Here’s the thing… • The current de fi nition of what counts as an “educational record” is pretty speci fi c and completely print-based.
• Most digital surveillance it’s possible to do in (for example) Canvas? Doesn’t count as a “record” under FERPA.
• FERPA also has a giant loophole: an organization can use your data for internal research and assessment.
• And can extend this ability to companies it contracts with to do research or assessment. You see (based on what I’ve said) how that could get sticky, I trust?
“Learning analytics” • Surveilling students as they learn, both online and in the physical world, and (supposedly… but not always) trying to use the information to help them learn.
• Not properly tested. A lot of the “innovation” in this space is going on hunches and guesses, even as it’s affecting real students.
• I repeat: WE DON’T EVEN KNOW IF/WHEN THIS WORKS. The results we have so far are pretty unimpressive.
• Worse, a lot of the experimentation is not undergoing regular research oversight.
• Obviously this information is gold to lots of others too…
• … imagine if a prospective employer got hold of it. (Some of them are sleazy enough with the educational records they CAN get.)
Including… • Anything you do in Canvas or Canvas add-ons
• E-resources you use from the library
• Website-based interactions and use, sometimes
• Anything you do in the Student Center
• enrollment, classes you look at (without enrolling in them), etc.
• And more.
• Higher-education institutions building “data warehouses” to retain all this information and connect it up with other information… just like a commercial data broker, really, except for (so far! no guarantees!) somewhat less actual data sale.
So many assumptions. • “A pattern of interactions that works for one or a few students (or even many!) must work for everybody.”
• Y’all are individuals!!! In individual situations!!!!!

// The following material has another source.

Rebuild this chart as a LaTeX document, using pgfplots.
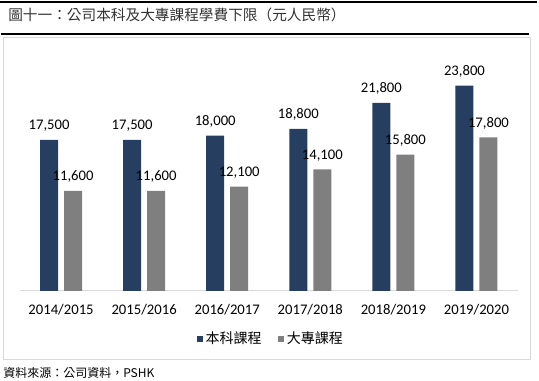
\documentclass[border=0pt]{standalone}
\usepackage{fontspec}
\setmainfont{Carlito}
\newfontfamily\cjk{Noto Sans CJK TC}
\usepackage{pgfplots}
\pgfplotsset{compat=1.18}
\definecolor{navy}{HTML}{263F61}
\definecolor{midgray}{HTML}{7F7F7F}
\definecolor{framegray}{HTML}{D9D9D9}
\definecolor{titlegray}{HTML}{333333}
\begin{document}
\begin{tikzpicture}
\useasboundingbox (0,0) rectangle (404.25pt,285.75pt);
% title rules
\draw[black,line width=1.1pt] (0pt,284.4pt) -- (403pt,284.4pt);
\draw[black,line width=0.9pt] (0.75pt,260.25pt) -- (397pt,260.25pt);
\node[anchor=west,inner sep=0pt,text=titlegray] at (6pt,274.5pt) {\cjk\fontsize{11}{13}\selectfont 圖十一：公司本科及大專課程學費下限（元人民幣）};
% chart frame
\draw[framegray,line width=0.75pt] (2.25pt,15.75pt) rectangle (397.5pt,257.25pt);
% source
\node[anchor=west,inner sep=0pt] at (2.25pt,6pt) {\cjk\fontsize{9}{11}\selectfont 資料來源：公司資料，PSHK};
\begin{axis}[
  at={(14.625pt,67.5pt)}, anchor=south west,
  scale only axis, width=373.875pt, height=161.8pt,
  ybar=4.5pt, bar width=13.5pt,
  xmin=-0.5, xmax=5.5, ymin=0, ymax=25000,
  axis x line*=bottom, axis y line=none,
  x axis line style={draw=framegray,line width=0.75pt},
  xtick=data,
  xticklabels={2014/2015,2015/2016,2016/2017,2017/2018,2018/2019,2019/2020},
  major tick length=0pt,
  ytick=\empty,
  xticklabel style={font=\fontsize{11}{13}\selectfont, anchor=base, yshift=-18pt, inner sep=0pt},
  /pgf/number format/.cd, fixed, precision=0, 1000 sep={,}, assume math mode=true,
  /pgfplots/.cd,
  nodes near coords,
  every node near coord/.append style={font=\fontsize{11}{13}\selectfont, text=black, anchor=base, yshift=7.5pt, inner sep=0pt},
  legend style={at={(0.505,-0.2225)}, anchor=center, draw=none, fill=none,
    legend columns=-1, font=\cjk\fontsize{10.5}{12}\selectfont,
    /tikz/every even column/.append style={column sep=10.5pt}},
  legend image code/.code={\fill[#1] (0pt,-2.25pt) rectangle (4.5pt,2.25pt);},
  legend cell align=left,
]
\addplot[fill=navy,draw=none] coordinates {(0,17500) (1,17500) (2,18000) (3,18800) (4,21800) (5,23800)};
\addplot[fill=midgray,draw=none] coordinates {(0,11600) (1,11600) (2,12100) (3,14100) (4,15800) (5,17800)};
\legend{本科課程,大專課程}
\end{axis}
\end{tikzpicture}
\end{document}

• “There’s a correlation between time spent and grades.”
• OH MY GOSH Y’ALL. This is such nonsense I can’t even. Canvas can’t even measure all the time you spend! (And what if you just leave a window open, inactive?)
• Some A+ students don’t spend much time (often due to prior experience). Some F students spend LOTS of time (because they’re lost). Do I trust that “predictive analytics” systems understand this? I DO NOT.

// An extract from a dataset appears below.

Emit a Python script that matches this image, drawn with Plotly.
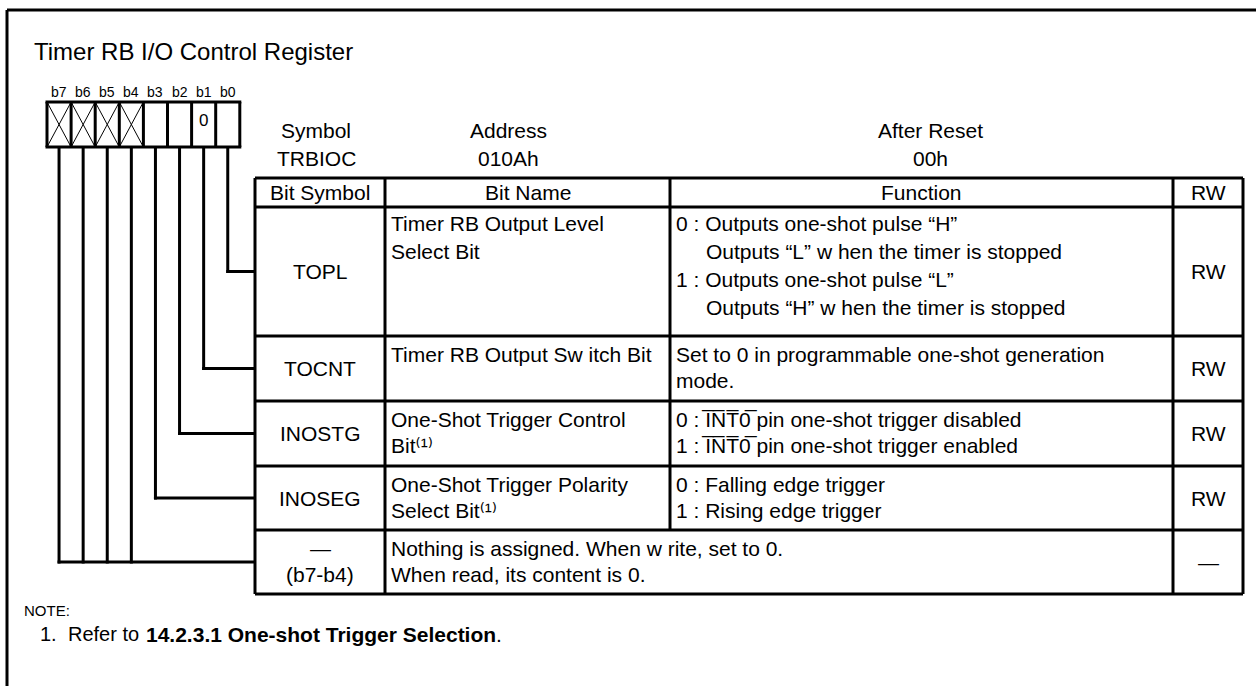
import plotly.graph_objects as go

W, H = 1256, 686

# ---------------- data ----------------
title_text = "Timer RB I/O Control Register"
bit_labels = ["b7", "b6", "b5", "b4", "b3", "b2", "b1", "b0"]
bit_values = ["", "", "", "", "", "", "0", ""]
bit_reserved = [True, True, True, True, False, False, False, False]

header_labels = ["Symbol", "Address", "After Reset"]
header_values = ["TRBIOC", "010Ah", "00h"]

col_titles = ["Bit Symbol", "Bit Name", "Function", "RW"]
bit_symbols = [["TOPL"], ["TOCNT"], ["INOSTG"], ["INOSEG"], ["—", "(b7-b4)"]]
SUP1 = "\u207d\u00b9\u207e"
bit_names = [
    ["Timer RB Output Level", "Select Bit"],
    ["Timer RB Output Sw itch Bit"],
    ["One-Shot Trigger Control", "Bit" + SUP1],
    ["One-Shot Trigger Polarity", "Select Bit" + SUP1],
    [],
]
OL = "I\u0305N\u0305T\u03050\u0305"
functions = [
    ["0 : Outputs one-shot pulse “H”",
     "Outputs “L” w hen the timer is stopped",
     "1 : Outputs one-shot pulse “L”",
     "Outputs “H” w hen the timer is stopped"],
    ["Set to 0 in programmable one-shot generation", "mode."],
    ["0 : " + OL + " pin one-shot trigger disabled", "1 : " + OL + " pin one-shot trigger enabled"],
    ["0 : Falling edge trigger", "1 : Rising edge trigger"],
    ["Nothing is assigned. When w rite, set to 0.", "When read, its content is 0."],
]
rw_values = ["RW", "RW", "RW", "RW", "—"]
row_bits = [[0], [1], [2], [3], [7, 6, 5, 4]]
merged_row = [False, False, False, False, True]

note_title = "NOTE:"
note_number = "1."
note_text = "Refer to"
note_bold = "14.2.3.1 One-shot Trigger Selection"
note_end = "."

# ---------------- layout geometry ----------------
FONT = "Liberation Sans, Arial, DejaVu Sans, sans-serif"
BLK = "#000000"
LW = 3
TS = 21  # table font size

frame_x, frame_y = 7, 10
title_pos = (32, 51)

box_x0, box_y0, box_y1, cell_w = 47, 102, 147, 24.1
label_y = 92

cols = [255, 385, 670, 1173, 1243]
header_top, header_bot = 178, 207
row_edges = [207, 336, 401, 466, 530, 594]
first_line = [16, 18, 18, 18, 18]
line_gap = [28, 26, 26, 26, 26]
indent = 30  # continuation lines under "0 : " / "1 : "

sym_label_x = [316, 508, 930]
sym_label_y, sym_value_y = 130, 158

note_y = [610, 634]

shapes = []
ann = []


def line(x0, y0, x1, y1, w=LW):
    shapes.append(dict(type="line", xref="x", yref="y", x0=x0, y0=y0, x1=x1, y1=y1,
                       line=dict(color=BLK, width=w)))


def text(x, y, s, size, xanchor="left", yanchor="middle"):
    ann.append(dict(x=x, y=y, xref="x", yref="y", text=s, showarrow=False,
                    xanchor=xanchor, yanchor=yanchor,
                    font=dict(family=FONT, size=size, color=BLK)))


# outer frame (open on right and bottom)
line(frame_x, frame_y, W + 5, frame_y)
line(frame_x, frame_y, frame_x, H + 5)

text(title_pos[0], title_pos[1], title_text, 24)

# bit boxes
n = len(bit_labels)
cx = [box_x0 + cell_w * (i + 0.5) for i in range(n)]
for i in range(n):
    xl = box_x0 + cell_w * i
    xr = xl + cell_w
    text(cx[i], label_y, bit_labels[i], 14, "center")
    if bit_reserved[i]:
        line(xl, box_y0, xr, box_y1, 1)
        line(xl, box_y1, xr, box_y0, 1)
    if bit_values[i]:
        text(cx[i], (box_y0 + box_y1) / 2 - 4, bit_values[i], 17, "center")
for i in range(n + 1):
    xx = box_x0 + cell_w * i
    line(xx, box_y0, xx, box_y1)
line(box_x0 - 1.5, box_y0, box_x0 + cell_w * n + 1.5, box_y0)
line(box_x0 - 1.5, box_y1, box_x0 + cell_w * n + 1.5, box_y1)

# symbol / address / after reset
for i in range(3):
    text(sym_label_x[i], sym_label_y, header_labels[i], TS, "center")
    text(sym_label_x[i], sym_value_y, header_values[i], TS, "center")

# table header
x_left, x_right = cols[0], cols[-1]
line(x_left, header_top, x_right, header_top)
line(x_left, header_bot, x_right, header_bot)
for j in range(4):
    text((cols[j] + cols[j + 1]) / 2, (header_top + header_bot) / 2, col_titles[j], TS, "center")

# rows
for r in range(len(bit_symbols)):
    top, bot = row_edges[r], row_edges[r + 1]
    mid = (top + bot) / 2
    line(x_left, bot, x_right, bot)
    nlines = max(len(functions[r]), 2)
    ys = [top + first_line[r] + k * line_gap[r] for k in range(nlines)]
    syms = bit_symbols[r]
    if len(syms) == 1:
        text((cols[0] + cols[1]) / 2, mid, syms[0], TS, "center")
    else:
        for k, s in enumerate(syms):
            text((cols[0] + cols[1]) / 2, ys[k], s, TS, "center")
    for k, s in enumerate(bit_names[r]):
        text(cols[1] + 4, ys[k], s, TS)
    fx = cols[1] + 4 if merged_row[r] else cols[2] + 4
    for k, s in enumerate(functions[r]):
        cont = r == 0 and k % 2 == 1
        text(fx + (indent if cont else 0), ys[k], s, TS)
    text((cols[3] + cols[4]) / 2, mid, rw_values[r], TS, "center")
    for j in range(len(cols)):
        if merged_row[r] and j == 2:
            continue
        line(cols[j], top, cols[j], bot)
    bits = row_bits[r]
    xs = [cx[7 - b] for b in bits]
    for xx in xs:
        line(xx, box_y1, xx, mid + LW / 2)
    line(min(xs) - LW / 2, mid, x_left, mid)

for j in range(len(cols)):
    line(cols[j], header_top, cols[j], header_bot)

# notes
text(22, note_y[0], note_title, 15)
text(38, note_y[1], note_number, 20)
text(66, note_y[1], note_text, 20)
text(144, note_y[1], "<b>" + note_bold + "</b>" + note_end, 21)

fig = go.Figure()
fig.update_layout(
    width=W, height=H,
    margin=dict(l=0, r=0, t=0, b=0),
    paper_bgcolor="white", plot_bgcolor="white",
    xaxis=dict(range=[0, W], visible=False, fixedrange=True),
    yaxis=dict(range=[H, 0], visible=False, fixedrange=True),
    shapes=shapes, annotations=ann, showlegend=False,
)
fig.write_html("out.html", include_plotlyjs=True, config={"displayModeBar": False},
               post_script="document.body.style.margin='0';document.body.style.overflow='hidden';")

• Communication habits depend on a lot of things — such as whether interactions with the instructor and/or other students have been positive. (*-isms do happen here. Are we going to blame their targets for “not interacting enough”?)

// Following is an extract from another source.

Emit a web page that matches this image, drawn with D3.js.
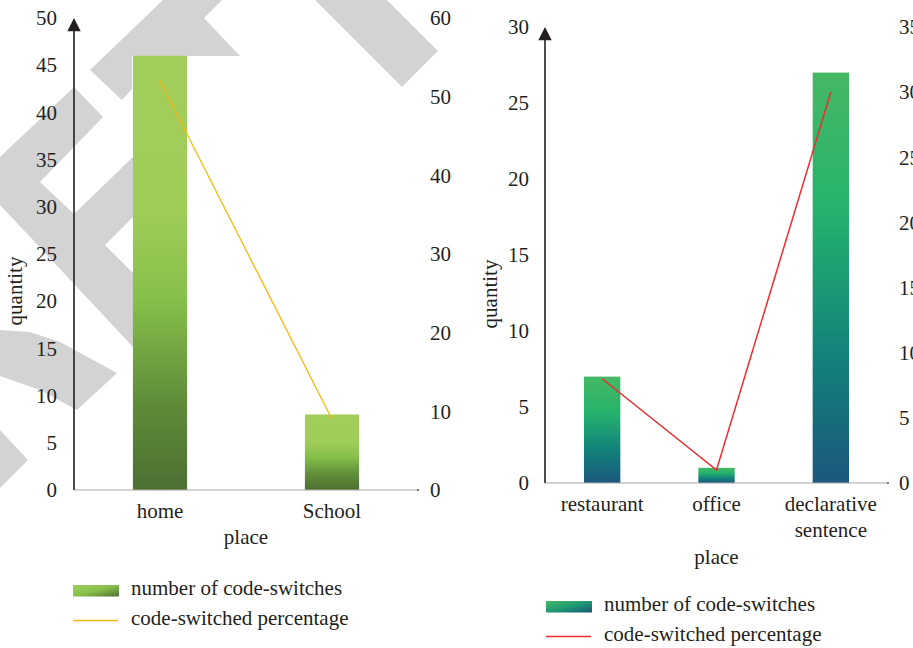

• Students do not all have equal amounts of time to dedicate to school! Are we measuring “engagement” or privilege here?
Do I use this stuff? • Thank you for thinking about this. You are absolutely right that you are owed this information.
• The answer: Very, very rarely.
• The only situation in which I go into an individual student’s Canvas analytics is if they’ve dropped off the radar.
• And when that happens, I email them to ask what’s up. No rush to judgment.
• When or where or with whom you do homework, as long as it’s in on time and you come prepared to class? I consider it NONE OF MY BUSINESS.
• I also don’t pretend that beyond the incredibly obvious (turn work in!), I (much less a computer) can make reliable predictions about student performance.
But cheaters! • Is there cheating? Yeah. A lot of it? Not that I’ve ever noticed in my classes.
• Pedagogy research: A lot of cheating comes from students feeling anxious, unsure what to do, or overloaded. I try to make clear that I’d rather students ASK than cheat!
• How instructors respond to potential cheating matters.
• Pedagogy research: Calling on students to be honorable people stops a lot of cheating cold.
• Draconian measures to prevent cheating damage student trust and raise student anxiety. (I mean, duh, right?) My teaching style relies on student trust quite a bit.
• So I strongly prefer to treat you as the honorable adults you are. I think I teach better and you learn better that way.
• I also believe that real cheaters get theirs, even if not directly from me.